Short task
Identify each line containing the word "script" and copy it.

Stored data entries
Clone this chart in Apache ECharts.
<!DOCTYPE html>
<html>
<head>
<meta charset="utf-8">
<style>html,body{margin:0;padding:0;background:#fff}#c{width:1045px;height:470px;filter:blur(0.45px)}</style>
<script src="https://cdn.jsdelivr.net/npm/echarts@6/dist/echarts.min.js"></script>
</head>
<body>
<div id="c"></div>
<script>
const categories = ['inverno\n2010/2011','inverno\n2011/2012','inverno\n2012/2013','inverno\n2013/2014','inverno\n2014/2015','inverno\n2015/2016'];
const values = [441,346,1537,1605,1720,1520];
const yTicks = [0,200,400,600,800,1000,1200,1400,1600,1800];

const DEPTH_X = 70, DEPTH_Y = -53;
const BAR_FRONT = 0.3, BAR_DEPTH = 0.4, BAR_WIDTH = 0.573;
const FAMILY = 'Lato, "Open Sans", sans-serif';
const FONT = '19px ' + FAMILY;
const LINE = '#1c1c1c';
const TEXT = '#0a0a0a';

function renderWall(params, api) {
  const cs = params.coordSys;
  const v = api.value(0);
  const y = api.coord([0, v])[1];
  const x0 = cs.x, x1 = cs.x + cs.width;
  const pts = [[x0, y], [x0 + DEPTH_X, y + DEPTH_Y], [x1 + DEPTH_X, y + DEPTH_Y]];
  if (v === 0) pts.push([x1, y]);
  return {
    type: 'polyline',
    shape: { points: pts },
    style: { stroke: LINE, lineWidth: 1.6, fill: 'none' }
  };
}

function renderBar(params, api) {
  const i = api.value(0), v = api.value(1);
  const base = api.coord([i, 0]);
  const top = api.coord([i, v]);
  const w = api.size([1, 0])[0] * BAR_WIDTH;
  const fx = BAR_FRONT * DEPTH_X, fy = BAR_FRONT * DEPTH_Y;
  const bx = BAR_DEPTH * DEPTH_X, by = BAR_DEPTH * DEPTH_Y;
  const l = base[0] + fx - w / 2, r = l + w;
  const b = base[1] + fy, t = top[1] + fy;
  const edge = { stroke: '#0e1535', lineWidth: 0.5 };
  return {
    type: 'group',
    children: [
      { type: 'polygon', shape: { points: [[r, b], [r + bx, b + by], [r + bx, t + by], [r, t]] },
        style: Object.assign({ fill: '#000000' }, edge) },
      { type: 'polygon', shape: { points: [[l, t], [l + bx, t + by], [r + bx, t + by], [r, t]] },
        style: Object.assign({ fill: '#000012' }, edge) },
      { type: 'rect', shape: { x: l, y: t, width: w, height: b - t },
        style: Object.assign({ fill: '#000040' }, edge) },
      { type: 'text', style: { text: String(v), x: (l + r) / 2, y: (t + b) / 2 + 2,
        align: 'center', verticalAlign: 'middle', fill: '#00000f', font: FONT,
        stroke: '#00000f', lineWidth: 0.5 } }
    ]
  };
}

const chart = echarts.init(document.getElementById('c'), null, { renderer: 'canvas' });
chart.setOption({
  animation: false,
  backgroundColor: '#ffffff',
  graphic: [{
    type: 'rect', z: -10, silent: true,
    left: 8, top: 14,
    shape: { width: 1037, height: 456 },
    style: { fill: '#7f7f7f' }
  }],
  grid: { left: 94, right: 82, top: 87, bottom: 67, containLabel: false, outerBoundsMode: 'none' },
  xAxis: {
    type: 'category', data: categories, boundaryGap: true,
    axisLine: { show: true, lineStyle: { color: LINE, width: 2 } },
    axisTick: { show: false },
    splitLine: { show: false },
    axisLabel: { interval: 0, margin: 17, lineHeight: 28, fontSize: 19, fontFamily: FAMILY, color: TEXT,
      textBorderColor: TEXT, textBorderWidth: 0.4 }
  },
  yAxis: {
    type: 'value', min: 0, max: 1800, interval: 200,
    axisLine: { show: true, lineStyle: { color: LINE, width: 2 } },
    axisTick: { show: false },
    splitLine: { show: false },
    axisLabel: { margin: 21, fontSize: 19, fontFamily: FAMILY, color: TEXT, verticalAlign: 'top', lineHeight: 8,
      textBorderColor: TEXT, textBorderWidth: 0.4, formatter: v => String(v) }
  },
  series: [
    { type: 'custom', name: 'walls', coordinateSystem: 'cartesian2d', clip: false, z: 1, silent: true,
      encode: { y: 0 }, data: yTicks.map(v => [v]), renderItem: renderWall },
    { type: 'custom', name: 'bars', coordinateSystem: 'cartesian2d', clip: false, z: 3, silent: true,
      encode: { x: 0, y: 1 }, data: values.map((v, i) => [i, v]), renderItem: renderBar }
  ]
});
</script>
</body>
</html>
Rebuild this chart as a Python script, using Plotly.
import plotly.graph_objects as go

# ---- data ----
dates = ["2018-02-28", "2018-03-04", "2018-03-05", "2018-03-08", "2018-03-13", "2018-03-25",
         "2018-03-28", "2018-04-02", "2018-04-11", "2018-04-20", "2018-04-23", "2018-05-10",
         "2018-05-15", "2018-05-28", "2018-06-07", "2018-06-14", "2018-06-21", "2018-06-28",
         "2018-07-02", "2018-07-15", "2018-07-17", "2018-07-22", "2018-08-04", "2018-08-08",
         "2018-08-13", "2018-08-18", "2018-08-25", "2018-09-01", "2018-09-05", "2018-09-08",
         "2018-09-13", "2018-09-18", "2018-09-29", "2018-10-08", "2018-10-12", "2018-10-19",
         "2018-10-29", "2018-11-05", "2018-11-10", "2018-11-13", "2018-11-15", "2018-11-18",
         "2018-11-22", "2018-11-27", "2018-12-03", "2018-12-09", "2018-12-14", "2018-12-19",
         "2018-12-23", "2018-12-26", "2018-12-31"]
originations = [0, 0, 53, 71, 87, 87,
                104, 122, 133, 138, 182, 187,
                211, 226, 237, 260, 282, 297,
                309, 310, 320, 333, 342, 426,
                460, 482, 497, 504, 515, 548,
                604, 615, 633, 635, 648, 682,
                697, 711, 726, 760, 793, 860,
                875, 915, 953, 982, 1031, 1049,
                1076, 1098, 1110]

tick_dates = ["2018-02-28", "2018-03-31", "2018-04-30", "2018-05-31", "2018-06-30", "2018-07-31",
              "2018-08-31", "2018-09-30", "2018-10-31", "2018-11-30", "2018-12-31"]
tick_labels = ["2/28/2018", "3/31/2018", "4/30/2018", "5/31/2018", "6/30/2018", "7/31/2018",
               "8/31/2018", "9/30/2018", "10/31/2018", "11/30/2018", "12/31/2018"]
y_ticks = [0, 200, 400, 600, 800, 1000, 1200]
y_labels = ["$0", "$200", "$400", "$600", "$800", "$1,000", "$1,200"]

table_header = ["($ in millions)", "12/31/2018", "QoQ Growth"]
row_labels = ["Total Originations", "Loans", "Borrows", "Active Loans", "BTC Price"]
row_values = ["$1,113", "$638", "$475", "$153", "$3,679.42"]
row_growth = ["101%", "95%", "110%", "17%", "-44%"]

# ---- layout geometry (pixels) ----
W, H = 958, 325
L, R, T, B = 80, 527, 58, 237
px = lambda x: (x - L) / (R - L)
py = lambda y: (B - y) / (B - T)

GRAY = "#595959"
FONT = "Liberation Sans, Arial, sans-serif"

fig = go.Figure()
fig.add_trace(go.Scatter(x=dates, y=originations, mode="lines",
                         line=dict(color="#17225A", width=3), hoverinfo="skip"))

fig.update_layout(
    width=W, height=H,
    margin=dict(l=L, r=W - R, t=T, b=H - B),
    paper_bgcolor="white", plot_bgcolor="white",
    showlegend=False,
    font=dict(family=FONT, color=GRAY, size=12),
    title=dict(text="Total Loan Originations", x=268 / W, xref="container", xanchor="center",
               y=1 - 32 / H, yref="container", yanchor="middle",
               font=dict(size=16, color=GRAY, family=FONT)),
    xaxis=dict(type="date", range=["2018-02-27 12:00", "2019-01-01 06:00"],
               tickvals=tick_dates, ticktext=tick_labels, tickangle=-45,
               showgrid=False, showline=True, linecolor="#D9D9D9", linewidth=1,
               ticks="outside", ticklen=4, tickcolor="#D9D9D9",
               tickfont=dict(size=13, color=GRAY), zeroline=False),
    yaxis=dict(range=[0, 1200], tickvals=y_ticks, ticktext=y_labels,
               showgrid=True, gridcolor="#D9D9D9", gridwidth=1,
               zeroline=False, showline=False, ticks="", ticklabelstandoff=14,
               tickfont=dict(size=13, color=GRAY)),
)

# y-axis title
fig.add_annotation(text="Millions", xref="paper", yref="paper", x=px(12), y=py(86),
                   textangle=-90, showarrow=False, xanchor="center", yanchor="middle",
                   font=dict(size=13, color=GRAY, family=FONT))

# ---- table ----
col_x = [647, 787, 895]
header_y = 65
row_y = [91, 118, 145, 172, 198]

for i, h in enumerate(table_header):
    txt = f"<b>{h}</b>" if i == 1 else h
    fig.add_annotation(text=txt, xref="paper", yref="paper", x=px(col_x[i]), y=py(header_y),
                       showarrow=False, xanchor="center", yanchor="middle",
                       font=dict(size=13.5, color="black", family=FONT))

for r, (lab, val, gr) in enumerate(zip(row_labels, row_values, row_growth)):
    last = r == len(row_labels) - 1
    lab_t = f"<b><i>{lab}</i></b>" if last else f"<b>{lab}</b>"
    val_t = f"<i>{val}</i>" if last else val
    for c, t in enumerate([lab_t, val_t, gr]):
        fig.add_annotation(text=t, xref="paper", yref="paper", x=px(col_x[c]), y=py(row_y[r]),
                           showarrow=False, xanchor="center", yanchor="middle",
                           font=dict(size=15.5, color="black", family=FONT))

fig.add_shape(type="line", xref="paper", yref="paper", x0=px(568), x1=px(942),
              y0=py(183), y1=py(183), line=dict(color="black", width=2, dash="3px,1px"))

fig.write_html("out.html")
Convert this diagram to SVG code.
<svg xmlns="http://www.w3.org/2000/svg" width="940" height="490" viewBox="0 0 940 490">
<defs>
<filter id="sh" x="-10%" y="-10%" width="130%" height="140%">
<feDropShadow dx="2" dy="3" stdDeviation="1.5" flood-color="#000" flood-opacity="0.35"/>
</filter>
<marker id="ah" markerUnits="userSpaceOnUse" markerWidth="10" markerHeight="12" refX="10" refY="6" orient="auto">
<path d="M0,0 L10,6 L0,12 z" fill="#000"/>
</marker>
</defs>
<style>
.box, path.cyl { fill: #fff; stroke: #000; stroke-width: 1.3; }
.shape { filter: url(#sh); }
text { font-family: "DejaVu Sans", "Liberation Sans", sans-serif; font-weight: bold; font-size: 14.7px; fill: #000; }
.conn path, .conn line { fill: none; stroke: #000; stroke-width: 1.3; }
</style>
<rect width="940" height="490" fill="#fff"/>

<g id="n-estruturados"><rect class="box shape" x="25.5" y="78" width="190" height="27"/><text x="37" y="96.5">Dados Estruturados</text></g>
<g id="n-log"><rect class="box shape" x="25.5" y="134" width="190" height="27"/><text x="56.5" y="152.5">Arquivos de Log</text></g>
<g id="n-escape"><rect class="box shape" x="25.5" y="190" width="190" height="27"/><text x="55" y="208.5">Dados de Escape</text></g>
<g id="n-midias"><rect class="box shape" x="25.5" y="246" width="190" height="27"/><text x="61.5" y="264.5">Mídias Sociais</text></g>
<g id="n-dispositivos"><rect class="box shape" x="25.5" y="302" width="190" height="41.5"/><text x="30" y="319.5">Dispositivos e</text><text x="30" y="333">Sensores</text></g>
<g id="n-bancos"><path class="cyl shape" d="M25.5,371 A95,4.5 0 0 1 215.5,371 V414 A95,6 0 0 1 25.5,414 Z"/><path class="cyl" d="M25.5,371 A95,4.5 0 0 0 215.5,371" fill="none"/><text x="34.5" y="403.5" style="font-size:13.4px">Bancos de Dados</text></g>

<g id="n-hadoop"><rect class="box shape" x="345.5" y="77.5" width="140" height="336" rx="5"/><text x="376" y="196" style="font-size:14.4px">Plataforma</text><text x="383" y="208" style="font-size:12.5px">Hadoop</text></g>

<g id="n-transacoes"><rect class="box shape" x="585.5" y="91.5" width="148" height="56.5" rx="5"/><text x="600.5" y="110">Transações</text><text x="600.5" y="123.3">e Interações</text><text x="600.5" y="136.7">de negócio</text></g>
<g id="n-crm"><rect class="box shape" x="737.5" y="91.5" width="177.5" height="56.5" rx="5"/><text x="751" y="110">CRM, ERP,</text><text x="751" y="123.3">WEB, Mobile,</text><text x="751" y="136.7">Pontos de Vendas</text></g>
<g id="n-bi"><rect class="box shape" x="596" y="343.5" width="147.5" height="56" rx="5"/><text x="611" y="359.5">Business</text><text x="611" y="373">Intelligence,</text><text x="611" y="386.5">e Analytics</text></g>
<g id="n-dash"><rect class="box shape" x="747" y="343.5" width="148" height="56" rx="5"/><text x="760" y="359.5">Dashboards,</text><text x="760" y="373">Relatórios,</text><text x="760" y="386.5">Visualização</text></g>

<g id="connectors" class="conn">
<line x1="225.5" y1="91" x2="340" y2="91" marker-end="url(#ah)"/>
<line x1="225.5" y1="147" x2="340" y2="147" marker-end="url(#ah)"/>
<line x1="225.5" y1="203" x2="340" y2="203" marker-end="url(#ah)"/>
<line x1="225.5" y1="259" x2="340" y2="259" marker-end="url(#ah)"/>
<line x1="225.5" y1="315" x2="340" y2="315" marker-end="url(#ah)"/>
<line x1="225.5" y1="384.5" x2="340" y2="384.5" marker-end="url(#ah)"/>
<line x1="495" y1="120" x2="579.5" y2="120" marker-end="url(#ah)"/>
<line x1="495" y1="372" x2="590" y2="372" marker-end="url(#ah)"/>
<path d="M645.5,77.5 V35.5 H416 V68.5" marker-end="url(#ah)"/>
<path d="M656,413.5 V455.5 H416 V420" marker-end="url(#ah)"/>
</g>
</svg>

Final result
<script src="https://cdn.jsdelivr.net/npm/echarts@6/dist/echarts.min.js"></script>
<script>
</script>
Rebuild this chart as a Python script, using Plotly.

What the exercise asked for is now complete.